Judd Lysenko Marshall Architects of Melbourne have completed a Corten steel-clad house in Smokey Town, Australia.
A series of staggered brise-soleils protect the interior of the single-storey home from exposure to the sun.
Angular terraces extend out from each shaded area.
The following is from Judd Lysenko Marshall:
When a form is so familiar, we often look past it to focus on what might be in it, or on it, or perhaps we never notice it at all.
Sol LeWitt’s 1974 “Variations of Incomplete Open Cubes” is an exhaustive exploration of a single theme, yielding surprising and delightful results.
Similarly, this home explores simplicity of gesture, and the minutiae of geometric adjustment to uncover diverse and serendipitous forms.
The Smokey Town House investigates monumentality and permanence.
Nestled on the edge of remnant scrub, the almost geological form seems at once perched and embedded in the clay stratum.
The overscaled planar elements can be read as both monumental and ephemeral, an intense mass, yet exposed and eroded.
The scheme’s twin axes overlap a single pitched roof to create a set of sheathed interiors.
From the outside, these are read as a carved mass that exploits the possibilities of the tactile material – the thick folded surface defining mass and void.
The resultant form is at once cavernous and expansive, lean and generous, tight and maxed out.
The interior is plainly open, but not open plan.
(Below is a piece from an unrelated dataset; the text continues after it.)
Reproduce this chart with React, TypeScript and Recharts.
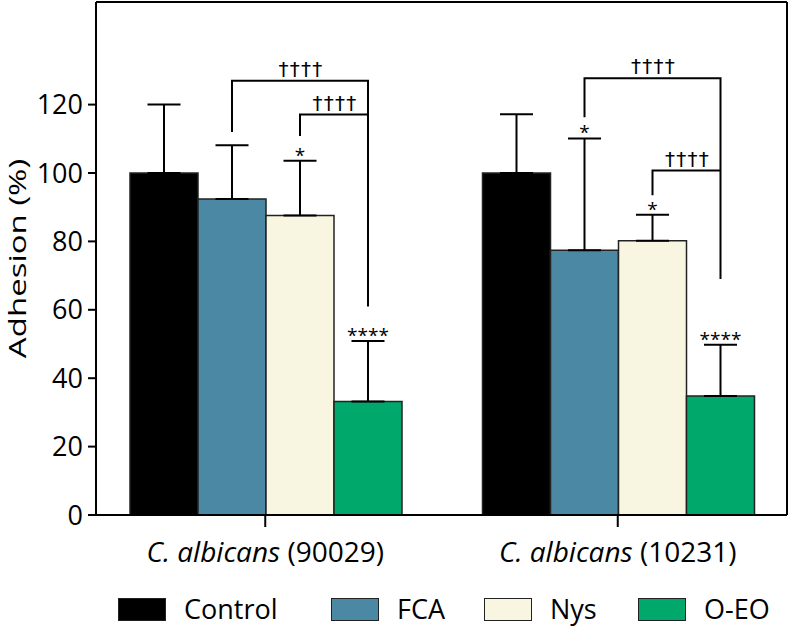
import React from "react";
import { Bar, BarChart, ErrorBar, LabelList, XAxis, YAxis } from "recharts";

const categories = ["C. albicans (90029)", "C. albicans (10231)"];
const seriesNames = ["Control", "FCA", "Nys", "O-EO"];
const seriesColors = ["#000000", "#4a88a4", "#f8f6e1", "#00a86b"];

const control = [100, 100];
const controlErr = [20, 17.2];
const fca = [92.4, 77.4];
const fcaErr = [15.7, 32.7];
const nys = [87.6, 80.2];
const nysErr = [16, 7.6];
const oeo = [33.2, 34.8];
const oeoErr = [17.7, 15];

const controlStars = ["", ""];
const fcaStars = ["", "*"];
const nysStars = ["*", "*"];
const oeoStars = ["****", "****"];

// significance brackets (O-EO vs FCA and O-EO vs Nys), in % units
const fcaBracketStart = [112, 116.3];
const fcaBracketTop = [127, 127.7];
const oeoBracketEnd = [61, 69];
const nysBracketStart = [110.8, 93.5];
const nysBracketTop = [117.1, 100.7];
const bracketMark = "††††";

const yTicks = [0, 20, 40, 60, 80, 100, 120];

const data = categories.map((name, i) => ({
  name,
  control: control[i],
  controlErr: [0, controlErr[i]],
  fca: fca[i],
  fcaErr: [0, fcaErr[i]],
  nys: nys[i],
  nysErr: [0, nysErr[i]],
  oeo: oeo[i],
  oeoErr: [0, oeoErr[i]],
}));

const FONT = "'Open Sans', sans-serif";
const MARK_FONT = "'DejaVu Sans', sans-serif";

const makeStars = (stars: string[], values: number[], errs: number[]) => (props: any) => {
  const { x, y, width, height, index } = props;
  const s = stars[index];
  if (!s) return null;
  const base = y + height;
  const ppu = height / values[index];
  const capY = base - (values[index] + errs[index]) * ppu;
  return (
    <text x={x + width / 2} y={capY + 1} textAnchor="middle" fontSize={19} fontFamily={FONT} fill="#000">
      {s}
    </text>
  );
};

const Brackets = (props: any) => {
  const { x, y, width, height, index } = props;
  const base = y + height;
  const ppu = height / oeo[index];
  const py = (v: number) => base - v * ppu;
  const cx = x + width / 2;
  const fx = cx - 2 * width;
  const nx = cx - width;
  const d =
    `M${fx},${py(fcaBracketStart[index])} V${py(fcaBracketTop[index])} H${cx} V${py(oeoBracketEnd[index])} ` +
    `M${nx},${py(nysBracketStart[index])} V${py(nysBracketTop[index])} H${cx}`;
  const markStyle = { fontSize: 20, fontFamily: MARK_FONT, fill: "#000", letterSpacing: 1.3 };
  return (
    <g>
      <path d={d} fill="none" stroke="#000" strokeWidth={2} />
      <text x={(fx + cx) / 2 + 1} y={py(fcaBracketTop[index]) - 5} textAnchor="middle" style={markStyle}>
        {bracketMark}
      </text>
      <text x={(nx + cx) / 2 + 1} y={py(nysBracketTop[index]) - 5} textAnchor="middle" style={markStyle}>
        {bracketMark}
      </text>
    </g>
  );
};

const CategoryTick = (props: any) => {
  const { x, y, payload } = props;
  const label: string = payload.value;
  const cut = label.indexOf(" (");
  return (
    <text x={x} y={y} dy={33} textAnchor="middle" fontSize={28} fontFamily={FONT} fill="#000">
      <tspan fontStyle="italic">{label.slice(0, cut)}</tspan>
      <tspan>{label.slice(cut)}</tspan>
    </text>
  );
};

const YTitle = (props: any) => {
  const { viewBox } = props;
  const cy = viewBox.y + viewBox.height / 2;
  return (
    <text
      x={0}
      y={0}
      transform={`translate(16, ${cy}) rotate(-90) scale(1, 0.72)`}
      textAnchor="middle"
      dominantBaseline="central"
      fontSize={33}
      fontFamily={FONT}
      fill="#000"
    >
      Adhesion (%)
    </text>
  );
};

const barStroke = { stroke: "#222", strokeWidth: 1.5 };
const errProps = { width: 16.5, strokeWidth: 2, stroke: "#000", direction: "y" as const };

export default function App() {
  const legendLeft = [118, 331, 484, 638];
  return (
    <div style={{ position: "absolute", left: 0, top: 0, width: 789, height: 630, background: "#fff", fontFamily: FONT }}>
      <BarChart width={789} height={630} data={data} margin={{ top: 1, right: 1, bottom: 0, left: 0 }} barCategoryGap={41} barGap={0}>
        <XAxis
          dataKey="name"
          padding={{ left: -7, right: -7 }}
          axisLine={{ stroke: "#000", strokeWidth: 2 }}
          tickLine={{ stroke: "#000", strokeWidth: 2 }}
          tickSize={12}
          tick={<CategoryTick />}
          height={115}
        />
        <XAxis xAxisId="top" orientation="top" dataKey="name" height={1} tick={false} tickLine={false} axisLine={{ stroke: "#000", strokeWidth: 2 }} />
        <YAxis
          domain={[0, 150]}
          ticks={yTicks}
          width={96}
          allowDataOverflow
          axisLine={{ stroke: "#000", strokeWidth: 2 }}
          tickLine={{ stroke: "#000", strokeWidth: 2 }}
          tickSize={8}
          tickMargin={5}
          tick={{ fontSize: 27, fontFamily: FONT, fill: "#000" }}
          label={{ content: <YTitle /> }}
        />
        <YAxis yAxisId="right" orientation="right" domain={[0, 150]} width={1} tick={false} tickLine={false} axisLine={{ stroke: "#000", strokeWidth: 2 }} />
        <Bar dataKey="control" name={seriesNames[0]} fill={seriesColors[0]} {...barStroke} isAnimationActive={false}>
          <ErrorBar dataKey="controlErr" {...errProps} />
          <LabelList content={makeStars(controlStars, control, controlErr)} />
        </Bar>
        <Bar dataKey="fca" name={seriesNames[1]} fill={seriesColors[1]} {...barStroke} isAnimationActive={false}>
          <ErrorBar dataKey="fcaErr" {...errProps} />
          <LabelList content={makeStars(fcaStars, fca, fcaErr)} />
        </Bar>
        <Bar dataKey="nys" name={seriesNames[2]} fill={seriesColors[2]} {...barStroke} isAnimationActive={false}>
          <ErrorBar dataKey="nysErr" {...errProps} />
          <LabelList content={makeStars(nysStars, nys, nysErr)} />
        </Bar>
        <Bar dataKey="oeo" name={seriesNames[3]} fill={seriesColors[3]} {...barStroke} isAnimationActive={false}>
          <ErrorBar dataKey="oeoErr" {...errProps} />
          <LabelList content={makeStars(oeoStars, oeo, oeoErr)} />
          <LabelList content={<Brackets />} />
        </Bar>
      </BarChart>
      {seriesNames.map((n, i) => (
        <div key={n} style={{ position: "absolute", left: legendLeft[i], top: 596, display: "flex", alignItems: "center", height: 26 }}>
          <div style={{ width: 46, height: 21, background: seriesColors[i], border: "1.5px solid #222" }} />
          <span style={{ marginLeft: 18, fontSize: 27, color: "#000", lineHeight: "26px" }}>{n}</span>
        </div>
      ))}
    </div>
  );
}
Defined by two distinct parts severing the common from the private, the enfolding volume creates a changing spatial arrangement, through the capture and release of carefully framed views.
Crafted so as to avoid intense solar exposure, the dimension of shadow and light defines the occupation of this dwelling. This is architecture of surface and volume – a hard shell engorging a vivid and expressive belly.